Attendees included former Gov. Jim Blanchard, former Detroit Mayor Dennis Archer (father of the host), civil rights attorney Butch Hollowell, former Detroit City Councilwoman Sheila Cockrel and Detroit Regional Chamber President and CEO Sandy Baruah.

Former Michigan Democratic Party Chairman Lon Johnson also attended the private fundraiser with his wife, Julianna Smoot, former White House Social Secretary and deputy manager on President Barack Obama’s 2012 re-election campaign.

“The last thing you all need is another tax cut, and you ain’t getting it from me,” Biden told the affluent crowd, saying he would focus on growing the middle class if elected president. “When they do well, the wealthy do very well, and the poor have hope and have a way up.”

Biden rarely mentioned his Democratic primary competitors — joking that there were about 300 of them — until local businessman George Barnes, owner of Heritage Optical, urged him to be tougher in the second presidential debate next week in Detroit.

“I’m not going to be as polite this time,” Biden vowed, referencing his sparring with Sen. Kamala Harris in the first debate. “Because this is the same person who asked me to come to California and nominate her in her convention.”

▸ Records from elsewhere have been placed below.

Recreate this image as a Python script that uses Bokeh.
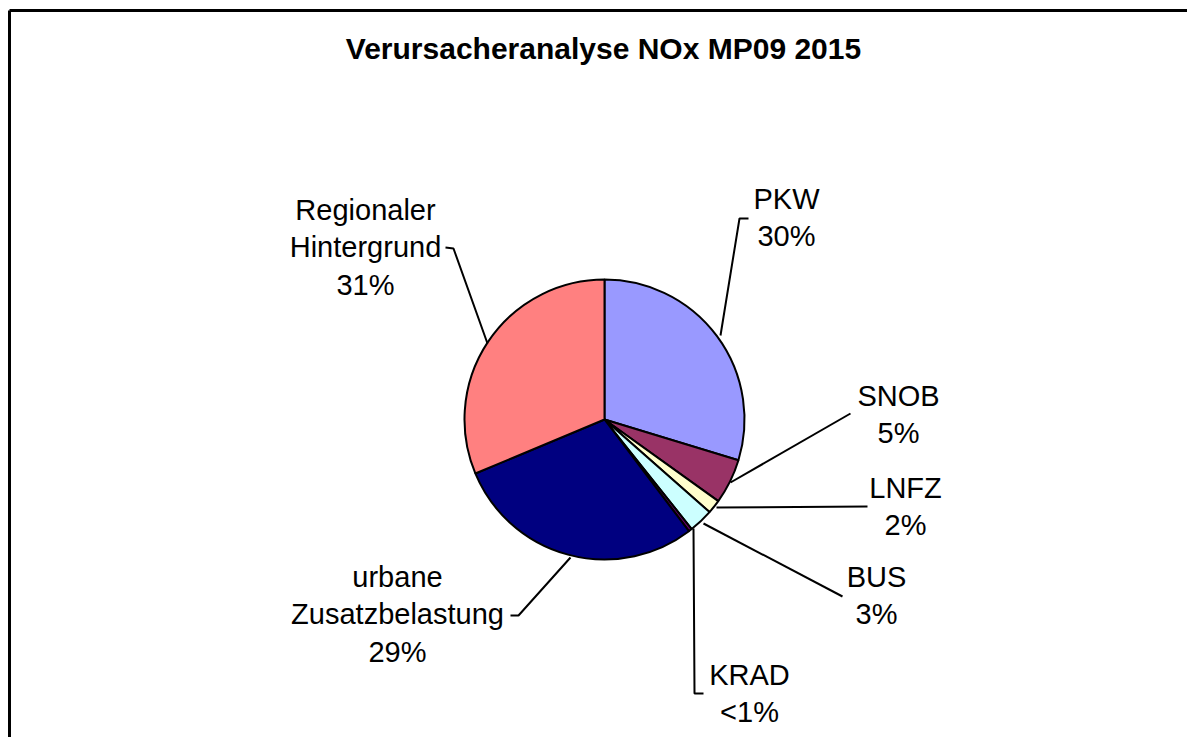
import math
from bokeh.plotting import figure
from bokeh.models import Range1d, ColumnDataSource
from bokeh.core.properties import value
from bokeh.embed import file_html
from bokeh.resources import INLINE

# ---- data ----
title_text = "Verursacheranalyse NOx MP09 2015"
categories = ["PKW", "SNOB", "LNFZ", "BUS", "KRAD", "urbane\nZusatzbelastung", "Regionaler\nHintergrund"]
shares = [29.7, 5.2, 1.6, 2.8, 0.4, 29.0, 31.3]
pct_labels = ["30%", "5%", "2%", "3%", "<1%", "29%", "31%"]
colors = ["#9999FF", "#993366", "#FFFFCC", "#CCFFFF", "#660066", "#000080", "#FF8080"]

# ---- layout (screen pixel coordinates) ----
W, H = 1187, 737
TOP = H  # data y = TOP - screen y
def sy(y):
    return TOP - y

cx, cy, r = 604, 419, 140
label_pos = [(786, 217), (898, 414), (905, 506), (876, 595), (749, 693), (397, 614), (365, 247)]
leaders = [
    [(720, 335), (739, 218), (748, 218)],
    [(730, 482), (850, 413)],
    [(716, 507), (867, 506)],
    [(703, 523), (842, 596)],
    [(693, 528), (694, 693), (703, 693)],
    [(570, 557), (518, 615), (510, 615)],
    [(487, 343), (453, 248), (445, 247)],
]

p = figure(width=W, height=H, x_range=Range1d(0, W), y_range=Range1d(0, H),
           output_backend="svg", toolbar_location=None, min_border=0)
p.axis.visible = False
p.grid.visible = False
p.outline_line_color = None
p.background_fill_color = "white"
p.border_fill_color = "white"

# frame (chart area border, cropped on right/bottom)
p.segment(x0=[9, 9], y0=[sy(10), sy(10)], x1=[9, 1200], y1=[sy(760), sy(10)],
          line_color="black", line_width=3)

# pie wedges, clockwise from 12 o'clock
total = sum(shares)
cum = 0.0
starts, ends = [], []
for s in shares:
    a0 = cum / total
    cum += s
    a1 = cum / total
    ends.append(math.pi / 2 - 2 * math.pi * a0)
    starts.append(math.pi / 2 - 2 * math.pi * a1)
src = ColumnDataSource(dict(start=starts, end=ends, color=colors,
                            x=[cx] * len(shares), y=[sy(cy)] * len(shares)))
p.wedge(x="x", y="y", radius=r, start_angle="start", end_angle="end",
        fill_color="color", line_color="black", line_width=2, source=src)

# leader lines
p.multi_line(xs=[[pt[0] for pt in L] for L in leaders],
             ys=[[sy(pt[1]) for pt in L] for L in leaders],
             line_color="black", line_width=2)

# labels
texts = [c + "\n" + pl for c, pl in zip(categories, pct_labels)]
p.text(x=[lp[0] for lp in label_pos], y=[sy(lp[1]) for lp in label_pos], text=texts,
       text_font=value("Liberation Sans"), text_font_size="29px", text_color="black",
       text_align="center", text_baseline="middle", text_line_height=1.17)

# title
p.text(x=[603], y=[sy(48)], text=[title_text], text_font=value("Liberation Sans"),
       text_font_size="30px", text_font_style="bold", text_color="black",
       text_align="center", text_baseline="middle")

open("out.html", "w").write(file_html(p, INLINE))
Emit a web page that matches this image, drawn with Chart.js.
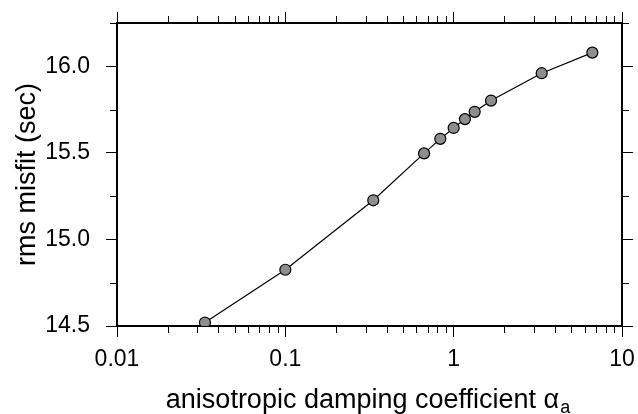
<!DOCTYPE html>
<html>
<head>
<meta charset="utf-8">
<script src="https://cdn.jsdelivr.net/npm/chart.js@4"></script>
<style>
  html, body { margin: 0; padding: 0; background: #fff; }
  #wrap { width: 638px; height: 414px; }
</style>
</head>
<body>
<div id="wrap"><canvas id="misfitChart"></canvas></div>
<script>
// damping coefficient vs rms misfit
const alphaValues = [0.0333, 0.1, 0.333, 0.667, 0.833, 1, 1.167, 1.333, 1.667, 3.333, 6.667];
const misfitValues = [14.52, 14.825, 15.226, 15.497, 15.581, 15.644, 15.695, 15.737, 15.802, 15.96, 16.079];

const xMajorTicks = [0.01, 0.1, 1, 10];
const xMinorTicks = [0.02, 0.03, 0.04, 0.05, 0.06, 0.07, 0.08, 0.09,
                     0.2, 0.3, 0.4, 0.5, 0.6, 0.7, 0.8, 0.9,
                     2, 3, 4, 5, 6, 7, 8, 9];
const yMajorTicks = [14.5, 15.0, 15.5, 16.0];
const yMinorTicks = [14.75, 15.25, 15.75, 16.25];

const FONT = '"Liberation Sans", Arial, Helvetica, sans-serif';
const tickFont = { family: FONT, size: 23 };
const titleFont = { family: FONT, size: 27 };

// short ticks between the labelled ones, on all four sides
const minorTicks = {
    id: 'minorTicks',
    afterDraw(chart) {
        const ctx = chart.ctx;
        const area = chart.chartArea;
        const xs = chart.scales.x;
        const ys = chart.scales.y;
        ctx.save();
        ctx.strokeStyle = '#000';
        ctx.lineWidth = 1;
        ctx.beginPath();
        xMinorTicks.forEach(v => {
            const px = Math.round(xs.getPixelForValue(v)) + 0.5;
            ctx.moveTo(px, area.bottom);
            ctx.lineTo(px, area.bottom + 7);
            ctx.moveTo(px, area.top);
            ctx.lineTo(px, area.top - 7);
        });
        yMinorTicks.forEach(v => {
            const py = Math.round(ys.getPixelForValue(v)) + 0.5;
            ctx.moveTo(area.left, py);
            ctx.lineTo(area.left - 7, py);
            ctx.moveTo(area.right, py);
            ctx.lineTo(area.right + 7, py);
        });
        ctx.stroke();
        ctx.restore();
    }
};

// x axis title with a subscript on the alpha
const xTitle = {
    id: 'xTitle',
    afterDraw(chart) {
        const ctx = chart.ctx;
        const area = chart.chartArea;
        const main = 'anisotropic damping coefficient \u03B1';
        const sub = 'a';
        ctx.save();
        ctx.fillStyle = '#000';
        ctx.textBaseline = 'alphabetic';
        ctx.textAlign = 'left';
        ctx.font = titleFont.size + 'px ' + FONT;
        const wMain = ctx.measureText(main).width;
        ctx.font = '18px ' + FONT;
        const wSub = ctx.measureText(sub).width;
        const x0 = (area.left + area.right) / 2 - (wMain + wSub) / 2 - 2;
        const base = 408;
        ctx.font = titleFont.size + 'px ' + FONT;
        ctx.fillText(main, x0, base);
        ctx.font = '18px ' + FONT;
        ctx.fillText(sub, x0 + wMain + 1, base + 5);
        ctx.restore();
    }
};

function axisBase(extra) {
    return Object.assign({
        grid: {
            drawOnChartArea: false,
            drawTicks: true,
            tickLength: 11,
            tickColor: '#000',
            tickWidth: 1
        },
        border: { display: true, color: '#000', width: 2 }
    }, extra);
}

// fixed box sizes; label overhang must not shrink the plot frame
function fixHeight(h) {
    return s => { s.height = h; s.paddingLeft = 0; s.paddingRight = 0; };
}
function fixWidth(w) {
    return s => { s.width = w; s.paddingTop = 0; s.paddingBottom = 0; };
}

const points = alphaValues.map((a, i) => ({ x: a, y: misfitValues[i] }));

new Chart(document.getElementById('misfitChart'), {
    type: 'scatter',
    data: {
        datasets: [{
            data: points,
            showLine: true,
            borderColor: '#000',
            borderWidth: 1.2,
            tension: 0,
            pointRadius: 5.5,
            pointHoverRadius: 5.5,
            pointBackgroundColor: '#8e8e8e',
            pointBorderColor: '#000',
            pointBorderWidth: 1.2,
            clip: 0
        }]
    },
    options: {
        responsive: true,
        maintainAspectRatio: false,
        animation: false,
        layout: { padding: 0 },
        plugins: {
            legend: { display: false },
            tooltip: { enabled: false }
        },
        scales: {
            x: axisBase({
                type: 'logarithmic',
                position: 'bottom',
                min: 0.01,
                max: 10,
                afterBuildTicks: s => { s.ticks = xMajorTicks.map(v => ({ value: v })); },
                afterFit: fixHeight(88),
                ticks: {
                    callback: v => String(v),
                    font: tickFont,
                    color: '#000',
                    padding: 9,
                    autoSkip: false,
                    maxRotation: 0
                }
            }),
            x2: axisBase({
                type: 'logarithmic',
                position: 'top',
                min: 0.01,
                max: 10,
                afterBuildTicks: s => { s.ticks = xMajorTicks.map(v => ({ value: v })); },
                afterFit: fixHeight(23),
                ticks: { display: false }
            }),
            y: axisBase({
                type: 'linear',
                position: 'left',
                min: 14.5,
                max: 16.25,
                afterBuildTicks: s => { s.ticks = yMajorTicks.map(v => ({ value: v })); },
                afterFit: fixWidth(117),
                ticks: {
                    callback: v => v.toFixed(1),
                    font: tickFont,
                    color: '#000',
                    padding: 16
                },
                title: {
                    display: true,
                    text: 'rms misfit (sec)',
                    font: titleFont,
                    color: '#000',
                    padding: { top: 11, bottom: 0 }
                }
            }),
            y2: axisBase({
                type: 'linear',
                position: 'right',
                min: 14.5,
                max: 16.25,
                afterBuildTicks: s => { s.ticks = yMajorTicks.map(v => ({ value: v })); },
                afterFit: fixWidth(16),
                ticks: { display: false }
            })
        }
    },
    plugins: [minorTicks, xTitle]
});
</script>
</body>
</html>
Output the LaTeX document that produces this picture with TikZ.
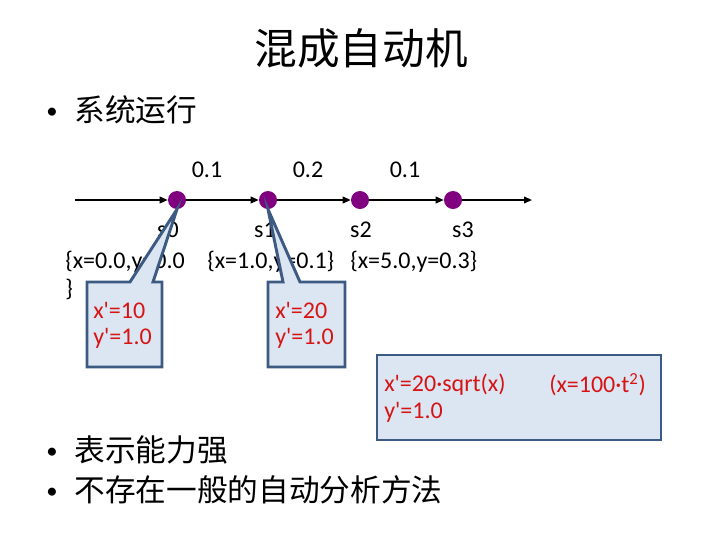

Biden raised more than $22 million nationally in the second quarter, the second-highest total among the 25 Democratic candidates, but his Michigan haul of around $68,000 was only the fifth-highest among the field.

Duggan and Biden are longtime political allies, and the mayor joined the presidential hopeful at several campaign events despite political controversies that have surrounded his own office in recent months.

Michigan Attorney General Dana Nessel's office is reviewing allegations that two city of Detroit employees were directed to delete emails related to a nonprofit dedicated to premature births known as the Make Your Date program. 

The state's review comes amid a probe launched this spring by Detroit Inspector General Ellen Ha to determine whether Duggan and city officials potentially "abused their authority" by providing preferential treatment to the program run by Wayne State University. 

Michigan Republican Party Chairwoman Laura Cox has asked Nessel's office to investigate Duggan's chief development officer of grants, Ryan Friedrichs, who was accused in a whistleblower lawsuit of firing an employee for raising concerns over Detroit's Motor City Match program, a federally funded effort designed to aid small businesses.